_Written request_
Transcribe the records exactly. Pictures do not belong in the transcription.

[Source code of charts]
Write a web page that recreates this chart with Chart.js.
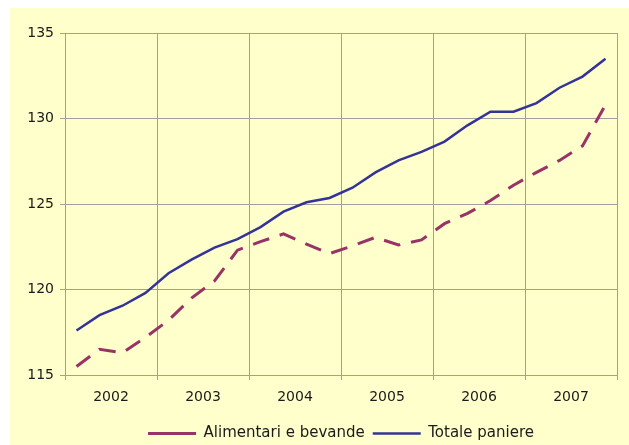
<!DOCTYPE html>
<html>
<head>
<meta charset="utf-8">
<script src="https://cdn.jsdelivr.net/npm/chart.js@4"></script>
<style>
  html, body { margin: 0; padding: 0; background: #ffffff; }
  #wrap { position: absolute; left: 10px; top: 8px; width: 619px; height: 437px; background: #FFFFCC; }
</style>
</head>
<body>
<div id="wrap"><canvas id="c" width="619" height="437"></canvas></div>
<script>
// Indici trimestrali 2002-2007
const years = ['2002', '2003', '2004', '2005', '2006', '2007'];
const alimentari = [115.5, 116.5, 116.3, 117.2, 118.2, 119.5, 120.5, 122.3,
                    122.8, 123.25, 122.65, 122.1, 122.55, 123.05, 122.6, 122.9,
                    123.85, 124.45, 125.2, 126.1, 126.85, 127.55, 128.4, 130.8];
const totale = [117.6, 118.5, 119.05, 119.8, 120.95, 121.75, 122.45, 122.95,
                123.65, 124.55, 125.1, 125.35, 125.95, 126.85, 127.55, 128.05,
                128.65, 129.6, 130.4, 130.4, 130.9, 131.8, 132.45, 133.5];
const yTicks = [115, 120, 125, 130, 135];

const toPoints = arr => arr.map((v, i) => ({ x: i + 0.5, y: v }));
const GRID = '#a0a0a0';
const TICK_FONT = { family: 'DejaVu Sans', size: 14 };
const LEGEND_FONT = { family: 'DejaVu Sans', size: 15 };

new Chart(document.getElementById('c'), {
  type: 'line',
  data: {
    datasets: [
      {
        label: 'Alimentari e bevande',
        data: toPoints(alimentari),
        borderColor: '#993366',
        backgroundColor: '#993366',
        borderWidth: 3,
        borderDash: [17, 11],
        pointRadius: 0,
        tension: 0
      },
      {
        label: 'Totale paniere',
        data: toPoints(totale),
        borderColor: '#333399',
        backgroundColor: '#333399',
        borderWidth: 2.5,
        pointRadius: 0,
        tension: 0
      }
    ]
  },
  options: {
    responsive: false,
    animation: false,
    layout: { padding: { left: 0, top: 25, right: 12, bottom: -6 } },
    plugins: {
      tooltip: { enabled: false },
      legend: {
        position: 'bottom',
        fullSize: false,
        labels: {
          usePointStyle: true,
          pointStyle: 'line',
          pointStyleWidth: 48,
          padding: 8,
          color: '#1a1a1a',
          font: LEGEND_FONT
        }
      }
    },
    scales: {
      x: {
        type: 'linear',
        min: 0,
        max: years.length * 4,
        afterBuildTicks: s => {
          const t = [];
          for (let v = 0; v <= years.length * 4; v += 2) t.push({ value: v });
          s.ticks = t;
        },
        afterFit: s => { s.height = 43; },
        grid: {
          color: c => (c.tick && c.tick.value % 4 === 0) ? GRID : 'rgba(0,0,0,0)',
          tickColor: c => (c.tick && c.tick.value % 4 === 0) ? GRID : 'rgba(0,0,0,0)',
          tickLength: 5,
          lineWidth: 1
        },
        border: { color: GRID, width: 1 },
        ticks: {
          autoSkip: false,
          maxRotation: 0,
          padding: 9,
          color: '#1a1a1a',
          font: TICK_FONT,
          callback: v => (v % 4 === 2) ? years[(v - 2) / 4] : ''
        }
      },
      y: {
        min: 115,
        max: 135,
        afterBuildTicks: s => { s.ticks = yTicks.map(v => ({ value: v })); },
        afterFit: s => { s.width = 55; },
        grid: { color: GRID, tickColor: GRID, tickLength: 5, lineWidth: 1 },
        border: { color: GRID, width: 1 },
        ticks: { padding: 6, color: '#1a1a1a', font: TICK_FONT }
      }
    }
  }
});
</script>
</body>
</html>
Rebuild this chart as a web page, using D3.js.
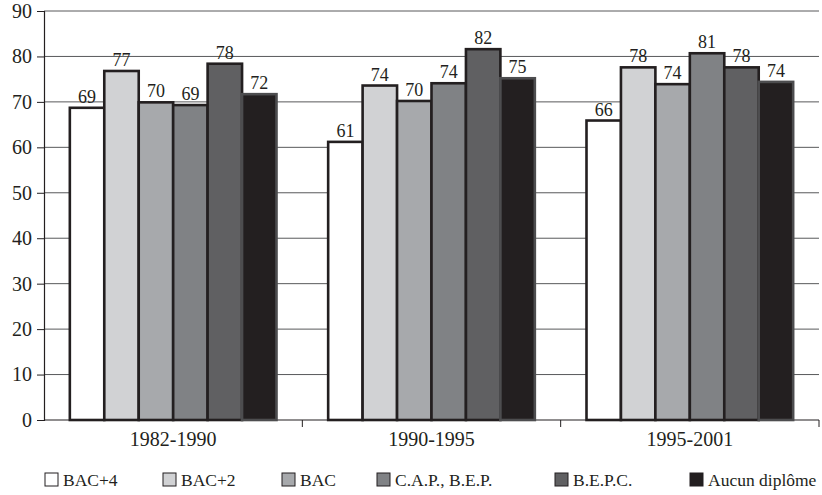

_Solution for this task_
Write a web page that recreates this chart with Chart.js.
<!DOCTYPE html>
<html>
<head>
<meta charset="utf-8">
<script src="https://cdn.jsdelivr.net/npm/chart.js@4"></script>
<style>
  html, body { margin: 0; padding: 0; background: #ffffff; }
  #wrap { position: absolute; left: 10px; top: 8px; width: 619px; height: 437px; background: #FFFFCC; }
</style>
</head>
<body>
<div id="wrap"><canvas id="c" width="619" height="437"></canvas></div>
<script>
// Indici trimestrali 2002-2007
const years = ['2002', '2003', '2004', '2005', '2006', '2007'];
const alimentari = [115.5, 116.5, 116.3, 117.2, 118.2, 119.5, 120.5, 122.3,
                    122.8, 123.25, 122.65, 122.1, 122.55, 123.05, 122.6, 122.9,
                    123.85, 124.45, 125.2, 126.1, 126.85, 127.55, 128.4, 130.8];
const totale = [117.6, 118.5, 119.05, 119.8, 120.95, 121.75, 122.45, 122.95,
                123.65, 124.55, 125.1, 125.35, 125.95, 126.85, 127.55, 128.05,
                128.65, 129.6, 130.4, 130.4, 130.9, 131.8, 132.45, 133.5];
const yTicks = [115, 120, 125, 130, 135];

const toPoints = arr => arr.map((v, i) => ({ x: i + 0.5, y: v }));
const GRID = '#a0a0a0';
const TICK_FONT = { family: 'DejaVu Sans', size: 14 };
const LEGEND_FONT = { family: 'DejaVu Sans', size: 15 };

new Chart(document.getElementById('c'), {
  type: 'line',
  data: {
    datasets: [
      {
        label: 'Alimentari e bevande',
        data: toPoints(alimentari),
        borderColor: '#993366',
        backgroundColor: '#993366',
        borderWidth: 3,
        borderDash: [17, 11],
        pointRadius: 0,
        tension: 0
      },
      {
        label: 'Totale paniere',
        data: toPoints(totale),
        borderColor: '#333399',
        backgroundColor: '#333399',
        borderWidth: 2.5,
        pointRadius: 0,
        tension: 0
      }
    ]
  },
  options: {
    responsive: false,
    animation: false,
    layout: { padding: { left: 0, top: 25, right: 12, bottom: -6 } },
    plugins: {
      tooltip: { enabled: false },
      legend: {
        position: 'bottom',
        fullSize: false,
        labels: {
          usePointStyle: true,
          pointStyle: 'line',
          pointStyleWidth: 48,
          padding: 8,
          color: '#1a1a1a',
          font: LEGEND_FONT
        }
      }
    },
    scales: {
      x: {
        type: 'linear',
        min: 0,
        max: years.length * 4,
        afterBuildTicks: s => {
          const t = [];
          for (let v = 0; v <= years.length * 4; v += 2) t.push({ value: v });
          s.ticks = t;
        },
        afterFit: s => { s.height = 43; },
        grid: {
          color: c => (c.tick && c.tick.value % 4 === 0) ? GRID : 'rgba(0,0,0,0)',
          tickColor: c => (c.tick && c.tick.value % 4 === 0) ? GRID : 'rgba(0,0,0,0)',
          tickLength: 5,
          lineWidth: 1
        },
        border: { color: GRID, width: 1 },
        ticks: {
          autoSkip: false,
          maxRotation: 0,
          padding: 9,
          color: '#1a1a1a',
          font: TICK_FONT,
          callback: v => (v % 4 === 2) ? years[(v - 2) / 4] : ''
        }
      },
      y: {
        min: 115,
        max: 135,
        afterBuildTicks: s => { s.ticks = yTicks.map(v => ({ value: v })); },
        afterFit: s => { s.width = 55; },
        grid: { color: GRID, tickColor: GRID, tickLength: 5, lineWidth: 1 },
        border: { color: GRID, width: 1 },
        ticks: { padding: 6, color: '#1a1a1a', font: TICK_FONT }
      }
    }
  }
});
</script>
</body>
</html>
Rebuild this chart as a web page, using D3.js.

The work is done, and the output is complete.